### Problem requirements
Pictures excluded, reproduce exactly the lines below from the one with "Write a Python" through the one with "saturation=1, linewidth=0, ax=ax, zorder=3)", both included.

### Provided entries
☆ ☆ ☆

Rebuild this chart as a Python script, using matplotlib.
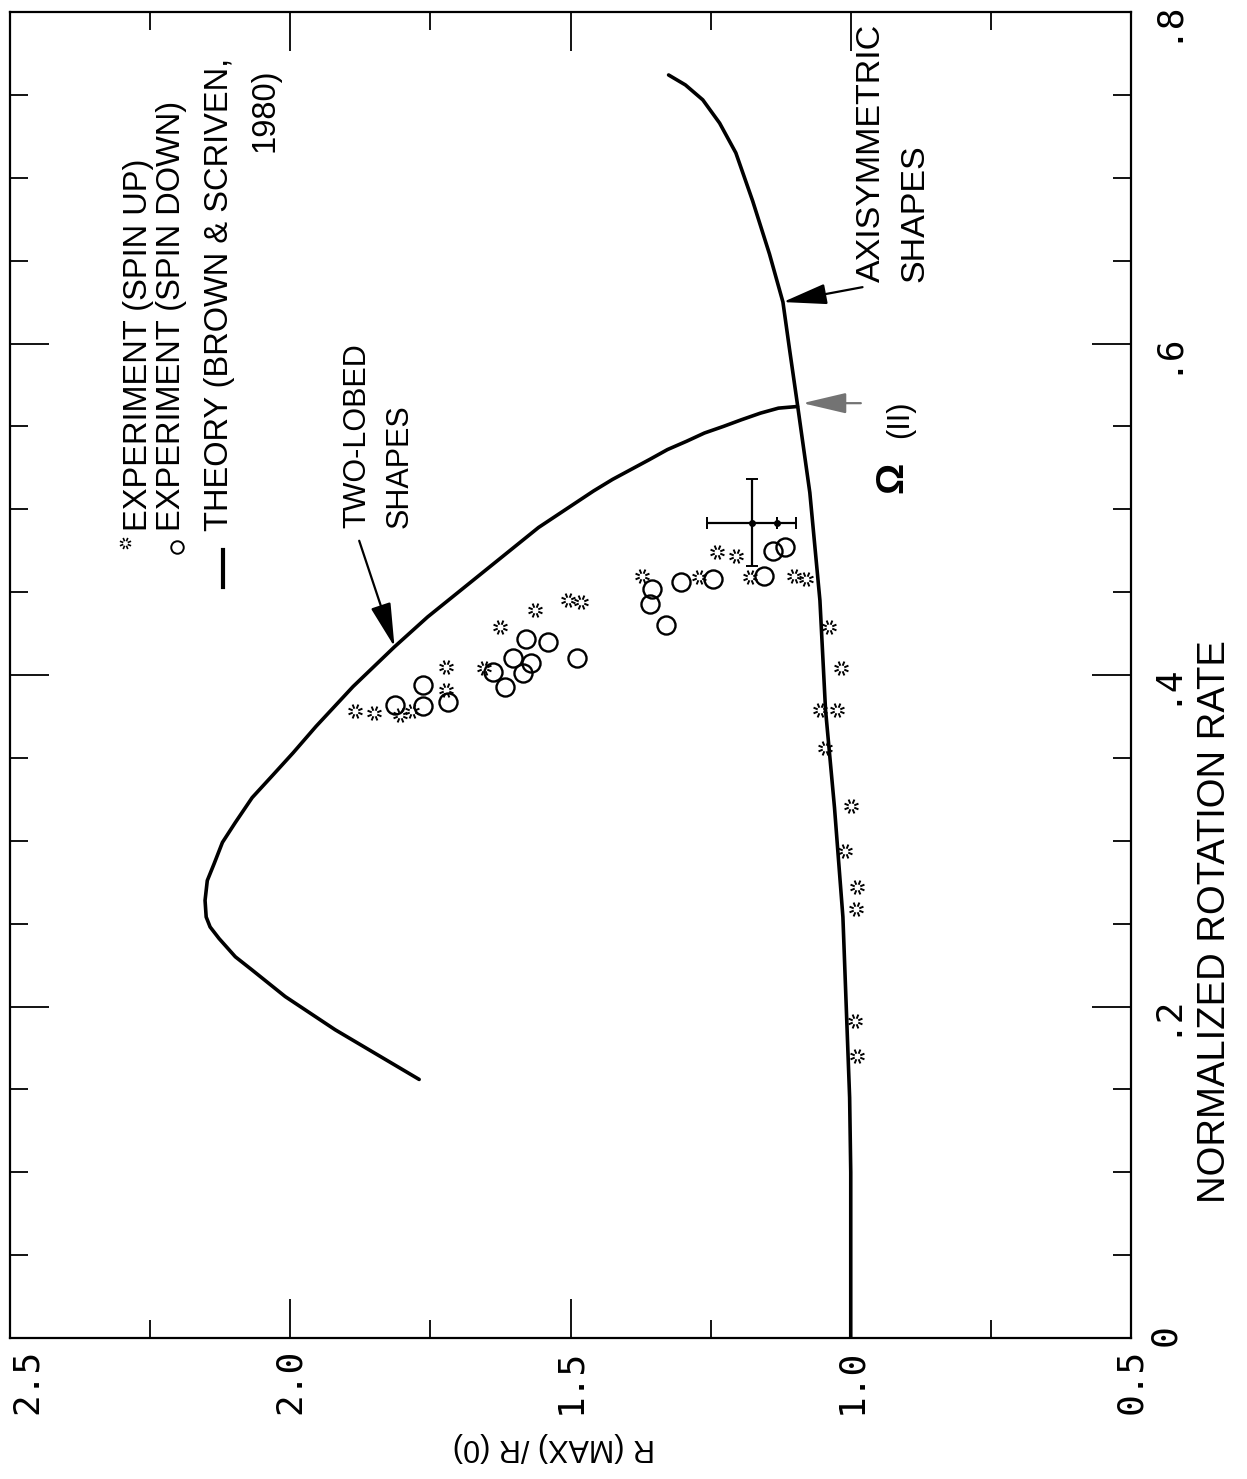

☆ ☆ ☆

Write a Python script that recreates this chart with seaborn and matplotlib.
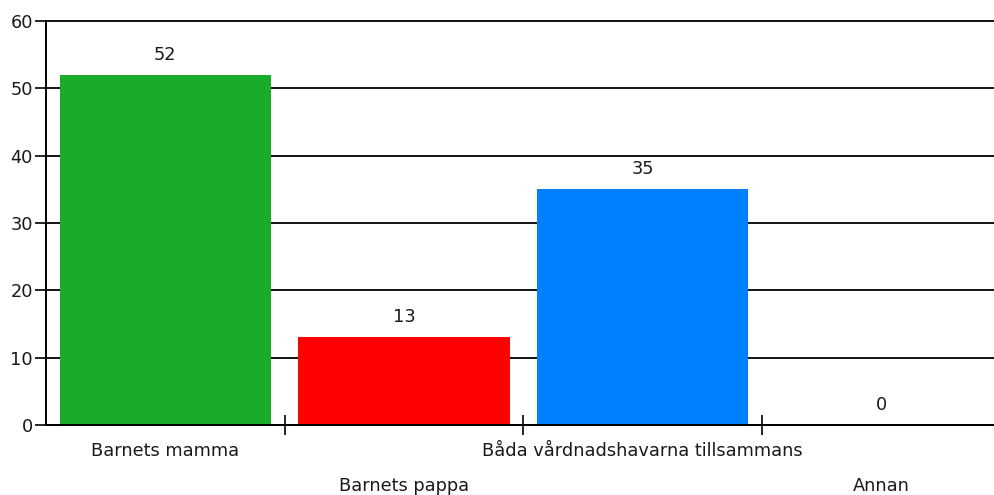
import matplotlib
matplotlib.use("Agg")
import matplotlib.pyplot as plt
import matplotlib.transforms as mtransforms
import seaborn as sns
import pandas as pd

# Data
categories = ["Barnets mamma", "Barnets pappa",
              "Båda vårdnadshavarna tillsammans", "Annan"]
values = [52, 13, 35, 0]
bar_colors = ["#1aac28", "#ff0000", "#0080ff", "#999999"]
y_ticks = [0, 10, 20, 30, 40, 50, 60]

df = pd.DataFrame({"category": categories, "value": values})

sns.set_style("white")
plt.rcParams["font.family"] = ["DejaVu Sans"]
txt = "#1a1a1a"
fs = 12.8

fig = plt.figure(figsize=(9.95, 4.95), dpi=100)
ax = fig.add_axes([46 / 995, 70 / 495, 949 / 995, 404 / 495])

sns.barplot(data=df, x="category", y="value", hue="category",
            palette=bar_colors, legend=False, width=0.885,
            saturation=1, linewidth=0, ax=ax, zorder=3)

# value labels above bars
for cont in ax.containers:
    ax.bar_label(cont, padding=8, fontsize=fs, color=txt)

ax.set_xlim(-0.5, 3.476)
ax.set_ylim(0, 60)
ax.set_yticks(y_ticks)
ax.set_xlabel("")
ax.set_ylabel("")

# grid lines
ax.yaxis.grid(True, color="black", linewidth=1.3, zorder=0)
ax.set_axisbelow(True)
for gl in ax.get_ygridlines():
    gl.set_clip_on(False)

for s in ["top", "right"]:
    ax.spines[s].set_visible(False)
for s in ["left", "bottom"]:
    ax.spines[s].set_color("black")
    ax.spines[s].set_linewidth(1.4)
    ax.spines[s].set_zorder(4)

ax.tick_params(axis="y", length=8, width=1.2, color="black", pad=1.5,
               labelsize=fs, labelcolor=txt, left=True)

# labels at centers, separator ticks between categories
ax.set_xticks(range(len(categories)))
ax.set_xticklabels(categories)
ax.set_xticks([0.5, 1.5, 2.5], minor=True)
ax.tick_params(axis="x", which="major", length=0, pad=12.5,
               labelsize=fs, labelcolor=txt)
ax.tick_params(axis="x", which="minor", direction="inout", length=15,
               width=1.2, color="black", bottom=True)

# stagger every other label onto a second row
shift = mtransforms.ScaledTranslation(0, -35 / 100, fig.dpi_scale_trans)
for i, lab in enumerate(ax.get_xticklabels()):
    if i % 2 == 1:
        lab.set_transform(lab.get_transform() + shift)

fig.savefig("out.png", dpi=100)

☆ ☆ ☆

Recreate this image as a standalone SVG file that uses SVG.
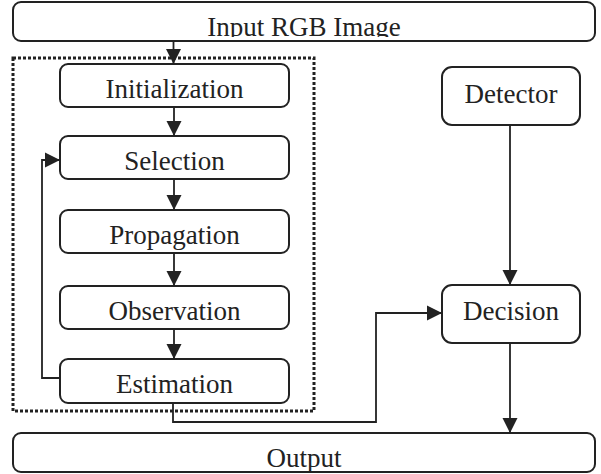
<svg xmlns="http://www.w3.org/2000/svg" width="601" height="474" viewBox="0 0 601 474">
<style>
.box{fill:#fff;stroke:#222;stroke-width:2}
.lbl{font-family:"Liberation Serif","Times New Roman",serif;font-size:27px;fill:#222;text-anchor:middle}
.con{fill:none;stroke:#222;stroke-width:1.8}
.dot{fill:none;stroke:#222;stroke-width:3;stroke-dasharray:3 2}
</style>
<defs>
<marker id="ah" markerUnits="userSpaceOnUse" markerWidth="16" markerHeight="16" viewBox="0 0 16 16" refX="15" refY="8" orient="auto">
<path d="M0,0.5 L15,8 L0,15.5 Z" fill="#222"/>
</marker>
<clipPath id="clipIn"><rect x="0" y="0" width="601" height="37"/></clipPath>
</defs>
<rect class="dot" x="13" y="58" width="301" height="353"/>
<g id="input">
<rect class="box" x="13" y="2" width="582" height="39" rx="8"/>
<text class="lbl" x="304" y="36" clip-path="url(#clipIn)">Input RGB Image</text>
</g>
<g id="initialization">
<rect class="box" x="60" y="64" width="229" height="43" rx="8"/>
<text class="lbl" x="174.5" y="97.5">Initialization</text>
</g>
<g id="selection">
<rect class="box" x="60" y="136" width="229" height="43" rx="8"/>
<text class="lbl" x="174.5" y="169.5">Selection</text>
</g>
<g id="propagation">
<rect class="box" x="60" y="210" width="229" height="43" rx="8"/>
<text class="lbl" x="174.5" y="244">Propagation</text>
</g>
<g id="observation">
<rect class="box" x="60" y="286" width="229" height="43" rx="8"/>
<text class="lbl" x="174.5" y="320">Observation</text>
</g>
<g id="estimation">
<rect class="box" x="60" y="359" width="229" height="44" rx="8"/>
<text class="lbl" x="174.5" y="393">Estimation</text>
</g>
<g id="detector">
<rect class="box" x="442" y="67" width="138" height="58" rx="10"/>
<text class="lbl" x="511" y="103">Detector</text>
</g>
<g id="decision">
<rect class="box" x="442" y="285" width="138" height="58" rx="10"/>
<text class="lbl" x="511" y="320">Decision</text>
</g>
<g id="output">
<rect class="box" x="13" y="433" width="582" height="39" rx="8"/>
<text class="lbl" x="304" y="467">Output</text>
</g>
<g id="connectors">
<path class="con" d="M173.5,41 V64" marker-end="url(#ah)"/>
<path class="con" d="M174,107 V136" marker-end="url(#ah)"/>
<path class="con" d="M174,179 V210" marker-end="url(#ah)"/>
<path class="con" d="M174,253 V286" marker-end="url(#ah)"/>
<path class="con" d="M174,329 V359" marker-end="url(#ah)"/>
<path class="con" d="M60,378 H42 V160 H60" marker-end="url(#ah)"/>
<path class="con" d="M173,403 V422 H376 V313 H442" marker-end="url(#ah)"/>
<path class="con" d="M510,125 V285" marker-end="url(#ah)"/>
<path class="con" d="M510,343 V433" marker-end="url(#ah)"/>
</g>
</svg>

☆ ☆ ☆

### The answer
Write a Python script that recreates this chart with seaborn and matplotlib.
import matplotlib
matplotlib.use("Agg")
import matplotlib.pyplot as plt
import matplotlib.transforms as mtransforms
import seaborn as sns
import pandas as pd

# Data
categories = ["Barnets mamma", "Barnets pappa",
              "Båda vårdnadshavarna tillsammans", "Annan"]
values = [52, 13, 35, 0]
bar_colors = ["#1aac28", "#ff0000", "#0080ff", "#999999"]
y_ticks = [0, 10, 20, 30, 40, 50, 60]

df = pd.DataFrame({"category": categories, "value": values})

sns.set_style("white")
plt.rcParams["font.family"] = ["DejaVu Sans"]
txt = "#1a1a1a"
fs = 12.8

fig = plt.figure(figsize=(9.95, 4.95), dpi=100)
ax = fig.add_axes([46 / 995, 70 / 495, 949 / 995, 404 / 495])

sns.barplot(data=df, x="category", y="value", hue="category",
            palette=bar_colors, legend=False, width=0.885,
            saturation=1, linewidth=0, ax=ax, zorder=3)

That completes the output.